We develop the Boltzmann-Wasserstein (BW) distance, a temperature-dependent metric on the space of quantum theories, defined as the optimal W2 distance between Boltzmann-weighted energy spectra. Computing it is an optimisation over wormholes: each unitary identification of the two energy bases defines a coupling of the two boundaries in the doubled Hilbert space, and the optimum - the comonotone partition function C, which pairs states by rank - is the dominant wormhole connecting the two theories. For semiclassical theories differing by a small entropy shift, the normalised BW distance collapses to a squared horizon-area comparator, W2 ≈ (δA/4G)2/8, with the two areas evaluated at equal energy.
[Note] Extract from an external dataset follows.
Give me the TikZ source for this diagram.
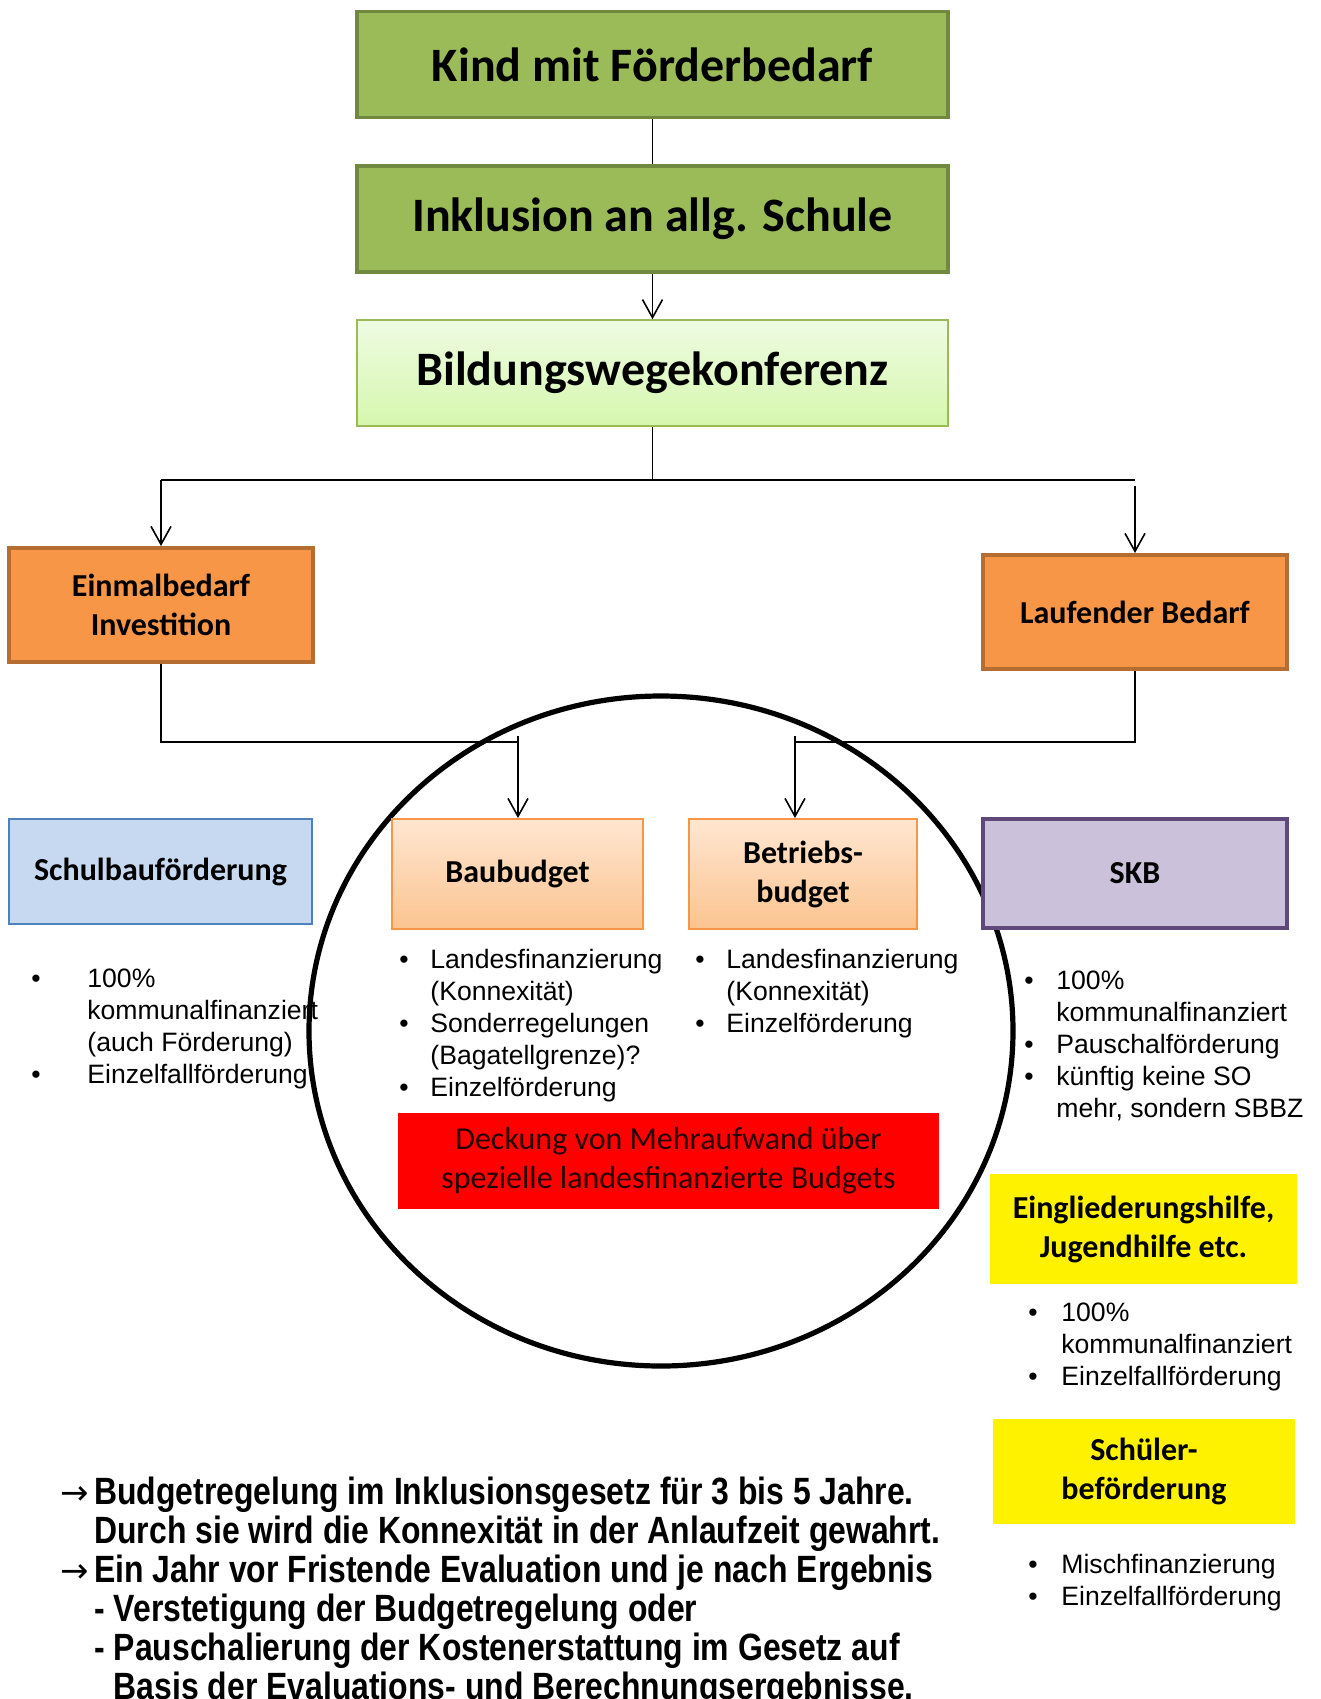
\documentclass[tikz,border=0pt]{standalone}
\usepackage{fontspec}
\setmainfont{Carlito}
\newfontfamily\listfont{Liberation Sans}
\newfontfamily\notefont[FakeStretch=0.84]{Liberation Sans}
\newfontfamily\symfont{DejaVu Sans}
\usetikzlibrary{arrows.meta}

\definecolor{olivefill}{HTML}{9BBB59}
\definecolor{olivedraw}{HTML}{71893F}
\definecolor{greentop}{HTML}{EEFBE2}
\definecolor{greenbot}{HTML}{D6F7AE}
\definecolor{orangefill}{HTML}{F79646}
\definecolor{orangedraw}{HTML}{B66D31}
\definecolor{peachtop}{HTML}{FFE6D0}
\definecolor{peachbot}{HTML}{FBC490}
\definecolor{bluefill}{HTML}{C6D9F1}
\definecolor{bluedraw}{HTML}{4F81BD}
\definecolor{lilacfill}{HTML}{CCC1DA}
\definecolor{lilacdraw}{HTML}{5F497A}

\tikzset{
  box/.style={rectangle, inner sep=2pt, align=center,
    font=\bfseries\fontsize{16}{19.5}\selectfont},
  topbox/.style={box, draw=olivedraw, fill=olivefill, line width=1.8pt,
    minimum width=295.5pt, minimum height=53pt,
    font=\bfseries\fontsize{24}{28}\selectfont},
  bwkbox/.style={topbox, draw=olivefill, line width=0.8pt,
    top color=greentop, bottom color=greenbot},
  needbox/.style={box, draw=orangedraw, fill=orangefill, line width=2pt,
    minimum width=152pt, minimum height=57pt},
  budgetbox/.style={box, draw=orangefill, line width=1pt,
    top color=peachtop, bottom color=peachbot, minimum height=55pt},
  yellowbox/.style={box, fill=yellow, minimum width=152pt},
  lst/.style={anchor=base west, inner sep=0pt,
    font=\listfont\fontsize{13.3}{16}\selectfont},
  conn/.style={line width=0.8pt},
  arr/.style={conn, -{Straight Barb[length=9pt,width=10pt,line width=0.8pt]}},
}
\newcommand{\noteArrow}{{\symfont\mdseries\fontsize{17}{16}\selectfont →}}

\begin{document}
\begin{tikzpicture}[x=0.5pt, y=-0.5pt]
\useasboundingbox (0,0) rectangle (1321,1699);

% main chain
\node[topbox] (kind) at (652.5,64.5) {Kind mit Förderbedarf};
\node[topbox] (inkl) at (652.5,219) {Inklusion an allg. Schule};
\node[bwkbox] (bwk) at (652.5,373) {Bildungswegekonferenz};

\node[needbox] (einmal) at (161,605) {Einmalbedarf\\Investition};
\node[needbox] (laufend) at (1135,612) {Laufender Bedarf};

% budgets
\draw[line width=2.6pt] (661,1031) ellipse (352 and 335);
\node[box, draw=bluedraw, fill=bluefill, line width=1pt,
  minimum width=151.5pt, minimum height=52.5pt] (schulbau) at (160.5,871.5) {Schulbauförderung};
\node[budgetbox, minimum width=125.5pt] (baubudget) at (517.5,874) {Baubudget};
\node[budgetbox, minimum width=114pt] (betrieb) at (803,874) {Betriebs-\\budget};
\node[box, draw=lilacdraw, fill=lilacfill, line width=2pt,
  minimum width=152pt, minimum height=54.5pt] (skb) at (1135,873.5) {SKB};

\node[box, fill=red, minimum width=270.5pt, minimum height=48pt,
  font=\fontsize{16}{19.5}\selectfont, text=black!85!red] (deckung) at (668.5,1161)
  {Deckung von Mehraufwand über\\spezielle landesfinanzierte Budgets};

\node[yellowbox, minimum width=153.5pt, minimum height=55pt] (eingl) at (1143.5,1229)
  {Eingliederungshilfe,\\Jugendhilfe etc.};
\node[yellowbox, minimum width=151pt, minimum height=52.5pt] (schueler) at (1144,1471.5)
  {Schüler-\\beförderung};

% lists
\node[lst] (lschulbau) at (31,987) {\begin{tabular}[t]{@{}p{28pt}@{}l@{}}
\textbullet & 100\% \\ & kommunalfinanziert \\ & (auch Förderung) \\
\textbullet & Einzelfallförderung \end{tabular}};
\node[lst] (lbau) at (399,968) {\begin{tabular}[t]{@{}p{15.5pt}@{}l@{}}
\textbullet & Landesfinanzierung \\ & (Konnexität) \\
\textbullet & Sonderregelungen \\ & (Bagatellgrenze)? \\
\textbullet & Einzelförderung \end{tabular}};
\node[lst] (lbetrieb) at (695,968) {\begin{tabular}[t]{@{}p{15.5pt}@{}l@{}}
\textbullet & Landesfinanzierung \\ & (Konnexität) \\
\textbullet & Einzelförderung \end{tabular}};
\node[lst] (lskb) at (1024,989) {\begin{tabular}[t]{@{}p{16pt}@{}l@{}}
\textbullet & 100\% \\ & kommunalfinanziert \\
\textbullet & Pauschalförderung \\
\textbullet & künftig keine SO \\ & mehr, sondern SBBZ \end{tabular}};
\node[lst] (leingl) at (1028,1321) {\begin{tabular}[t]{@{}p{16.5pt}@{}l@{}}
\textbullet & 100\% \\ & kommunalfinanziert \\
\textbullet & Einzelfallförderung \end{tabular}};
\node[lst] (lschueler) at (1028,1573) {\begin{tabular}[t]{@{}p{16.5pt}@{}l@{}}
\textbullet & Mischfinanzierung \\
\textbullet & Einzelfallförderung \end{tabular}};

% note at the bottom
\node[anchor=base west, inner sep=0pt,
  font=\notefont\bfseries\fontsize{19}{19.25}\selectfont] (note) at (60,1504)
  {\begin{tabular}[t]{@{}p{17pt}@{}l@{}}
  \noteArrow & Budgetregelung im Inklusionsgesetz für 3 bis 5 Jahre. \\
  & Durch sie wird die Konnexität in der Anlaufzeit gewahrt. \\
  \noteArrow & Ein Jahr vor Fristende Evaluation und je nach Ergebnis \\
  & - Verstetigung der Budgetregelung oder \\
  & - Pauschalierung der Kostenerstattung im Gesetz auf \\
  & \phantom{- }Basis der Evaluations- und Berechnungsergebnisse.
  \end{tabular}};

% connectors
\coordinate (split) at (652.5,480);
\coordinate (baujoin) at (518,742);
\coordinate (betriebjoin) at (795,742);
\draw[conn] (kind) -- (inkl);
\draw[arr] (inkl) -- (bwk);
\draw[conn] (bwk) -- (split);
\draw[conn] (einmal |- split) -- (laufend |- split);
\draw[arr] (einmal |- split) -- (einmal);
\draw[arr] ([yshift=-3pt]laufend |- split) -- (laufend);
\draw[conn] (einmal) |- (baujoin);
\draw[arr] ([yshift=3pt]baujoin) -- (baujoin |- baubudget.north);
\draw[conn] (laufend) |- (betriebjoin);
\draw[arr] ([yshift=3pt]betriebjoin) -- (betriebjoin |- betrieb.north);
\end{tikzpicture}
\end{document}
When the Hamiltonians differ by an operator V, the BW distance equals a long-time average of the real-time thermal two-point function of V; when the thermal one-point function of V vanishes - for instance for V odd under an unbroken discrete global symmetry - a four-point representation appears at the next order. On the gravity side we construct the classical saddle that computes C: a Schwinger-Keldysh wormhole built from two Euclidean caps sharing a single horizon, joined by Lorentzian segments that adiabatically interpolate between the two theories. Its on-shell action reproduces the spectral saddle of C - both the saddle-point conditions and the on-shell value - and the Lorentzian segments are essential: a purely Euclidean interpolation is exponentially suppressed. The saddle captures only the rearrangement of the spectrum; the perturbative representations retain in addition the variance of the matrix elements of V, invisible to the classical geometry. We work out two examples - two BTZ black holes with different cosmological constants and a TT deformation of BTZ.